## Directive
Only the lines from the one holding "Emit a Python" through the one holding "return (B - y) / (B - T)" are to be retyped, exactly as they appear, with both boundary lines included.

## Records shown
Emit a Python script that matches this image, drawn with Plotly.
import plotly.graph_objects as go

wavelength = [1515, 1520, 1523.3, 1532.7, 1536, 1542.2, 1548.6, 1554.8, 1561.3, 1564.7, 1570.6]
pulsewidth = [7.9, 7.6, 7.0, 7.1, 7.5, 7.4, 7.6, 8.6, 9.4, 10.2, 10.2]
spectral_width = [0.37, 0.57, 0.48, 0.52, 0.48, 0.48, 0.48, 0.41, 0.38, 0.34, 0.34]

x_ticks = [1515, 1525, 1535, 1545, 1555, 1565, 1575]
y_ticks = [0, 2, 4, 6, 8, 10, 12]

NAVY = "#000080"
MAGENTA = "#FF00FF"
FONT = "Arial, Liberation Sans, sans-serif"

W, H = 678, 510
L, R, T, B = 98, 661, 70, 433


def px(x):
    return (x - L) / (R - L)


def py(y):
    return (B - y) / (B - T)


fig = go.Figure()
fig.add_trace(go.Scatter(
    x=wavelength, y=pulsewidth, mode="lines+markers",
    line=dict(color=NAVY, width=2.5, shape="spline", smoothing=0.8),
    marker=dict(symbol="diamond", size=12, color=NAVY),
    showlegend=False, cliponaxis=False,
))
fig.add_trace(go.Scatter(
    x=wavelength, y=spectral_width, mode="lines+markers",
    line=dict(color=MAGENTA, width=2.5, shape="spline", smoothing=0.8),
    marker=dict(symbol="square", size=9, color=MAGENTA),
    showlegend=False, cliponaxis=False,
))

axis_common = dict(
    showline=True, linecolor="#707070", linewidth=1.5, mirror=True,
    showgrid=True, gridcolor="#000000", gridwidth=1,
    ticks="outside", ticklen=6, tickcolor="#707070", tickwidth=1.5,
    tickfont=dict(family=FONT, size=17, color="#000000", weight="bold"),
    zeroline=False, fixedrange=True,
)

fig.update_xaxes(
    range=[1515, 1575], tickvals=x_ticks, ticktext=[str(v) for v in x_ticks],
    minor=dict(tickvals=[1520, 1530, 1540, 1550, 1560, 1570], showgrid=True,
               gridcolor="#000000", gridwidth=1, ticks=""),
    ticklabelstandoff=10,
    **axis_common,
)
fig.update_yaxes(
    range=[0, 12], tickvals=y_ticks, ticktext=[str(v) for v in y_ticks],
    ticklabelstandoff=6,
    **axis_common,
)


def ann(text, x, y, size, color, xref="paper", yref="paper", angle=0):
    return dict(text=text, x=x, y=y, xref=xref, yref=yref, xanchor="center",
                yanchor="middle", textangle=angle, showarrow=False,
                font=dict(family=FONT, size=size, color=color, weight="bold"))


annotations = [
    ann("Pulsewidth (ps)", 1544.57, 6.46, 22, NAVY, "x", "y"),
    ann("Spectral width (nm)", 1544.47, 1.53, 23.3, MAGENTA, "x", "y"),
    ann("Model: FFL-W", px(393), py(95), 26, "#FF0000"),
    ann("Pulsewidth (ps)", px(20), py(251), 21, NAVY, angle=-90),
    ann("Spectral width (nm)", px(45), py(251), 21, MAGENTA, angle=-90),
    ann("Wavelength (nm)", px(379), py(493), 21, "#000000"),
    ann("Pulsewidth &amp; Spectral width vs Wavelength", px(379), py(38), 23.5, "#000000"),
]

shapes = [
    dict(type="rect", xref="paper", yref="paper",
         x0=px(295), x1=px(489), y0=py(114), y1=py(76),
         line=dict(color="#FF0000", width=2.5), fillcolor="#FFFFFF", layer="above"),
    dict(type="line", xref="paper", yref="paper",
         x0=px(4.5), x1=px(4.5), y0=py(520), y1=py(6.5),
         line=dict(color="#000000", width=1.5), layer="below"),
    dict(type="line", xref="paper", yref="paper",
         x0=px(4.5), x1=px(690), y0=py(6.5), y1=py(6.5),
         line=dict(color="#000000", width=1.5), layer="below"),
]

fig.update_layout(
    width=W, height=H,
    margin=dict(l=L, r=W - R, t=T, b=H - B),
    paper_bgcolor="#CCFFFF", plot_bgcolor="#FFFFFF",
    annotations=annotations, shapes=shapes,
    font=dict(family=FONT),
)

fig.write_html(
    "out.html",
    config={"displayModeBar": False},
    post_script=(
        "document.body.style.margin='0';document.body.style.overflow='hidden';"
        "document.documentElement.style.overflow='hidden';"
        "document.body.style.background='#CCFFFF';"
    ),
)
...
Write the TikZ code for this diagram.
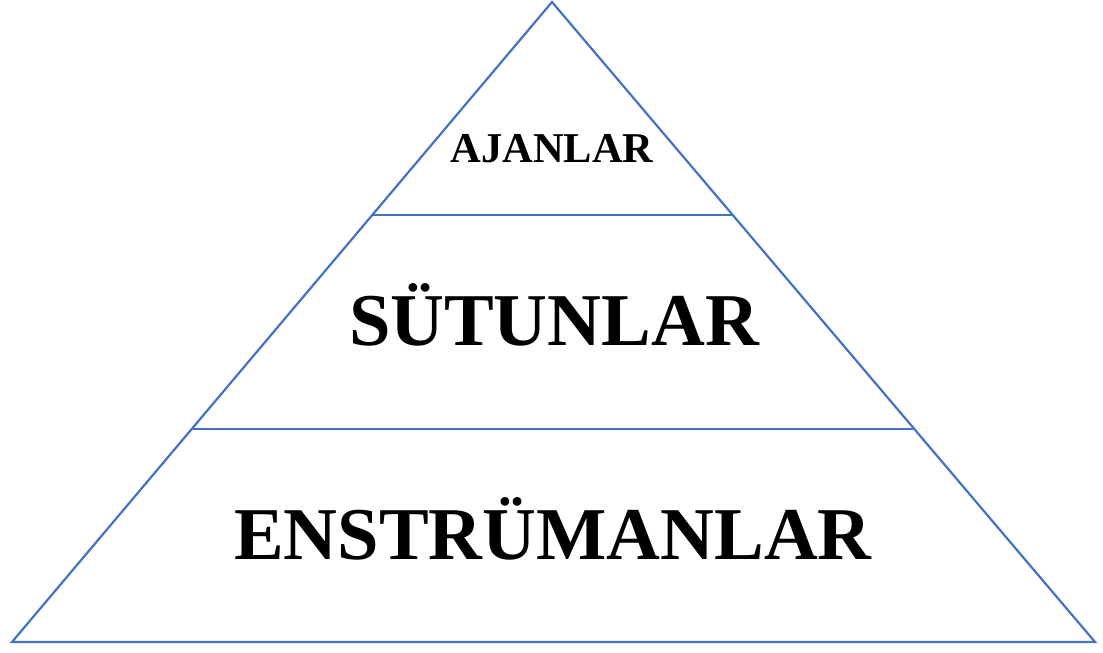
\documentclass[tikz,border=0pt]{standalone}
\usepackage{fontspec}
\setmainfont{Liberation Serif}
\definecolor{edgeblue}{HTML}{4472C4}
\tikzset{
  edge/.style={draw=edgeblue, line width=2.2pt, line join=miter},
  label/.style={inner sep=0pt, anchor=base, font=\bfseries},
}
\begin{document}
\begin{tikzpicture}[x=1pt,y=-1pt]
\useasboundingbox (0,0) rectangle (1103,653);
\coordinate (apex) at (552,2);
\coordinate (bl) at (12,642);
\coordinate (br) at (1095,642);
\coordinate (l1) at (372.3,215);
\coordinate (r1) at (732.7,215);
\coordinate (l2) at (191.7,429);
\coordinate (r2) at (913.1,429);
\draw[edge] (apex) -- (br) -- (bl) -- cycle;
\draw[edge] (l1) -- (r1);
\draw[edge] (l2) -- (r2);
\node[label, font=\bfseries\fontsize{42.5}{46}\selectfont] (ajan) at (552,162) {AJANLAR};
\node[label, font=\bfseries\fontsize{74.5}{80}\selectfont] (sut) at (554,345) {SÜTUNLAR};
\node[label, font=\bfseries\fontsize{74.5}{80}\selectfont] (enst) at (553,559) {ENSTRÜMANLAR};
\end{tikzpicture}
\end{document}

## Correct response
Emit a Python script that matches this image, drawn with Plotly.
import plotly.graph_objects as go

wavelength = [1515, 1520, 1523.3, 1532.7, 1536, 1542.2, 1548.6, 1554.8, 1561.3, 1564.7, 1570.6]
pulsewidth = [7.9, 7.6, 7.0, 7.1, 7.5, 7.4, 7.6, 8.6, 9.4, 10.2, 10.2]
spectral_width = [0.37, 0.57, 0.48, 0.52, 0.48, 0.48, 0.48, 0.41, 0.38, 0.34, 0.34]

x_ticks = [1515, 1525, 1535, 1545, 1555, 1565, 1575]
y_ticks = [0, 2, 4, 6, 8, 10, 12]

NAVY = "#000080"
MAGENTA = "#FF00FF"
FONT = "Arial, Liberation Sans, sans-serif"

W, H = 678, 510
L, R, T, B = 98, 661, 70, 433


def px(x):
    return (x - L) / (R - L)


def py(y):
    return (B - y) / (B - T)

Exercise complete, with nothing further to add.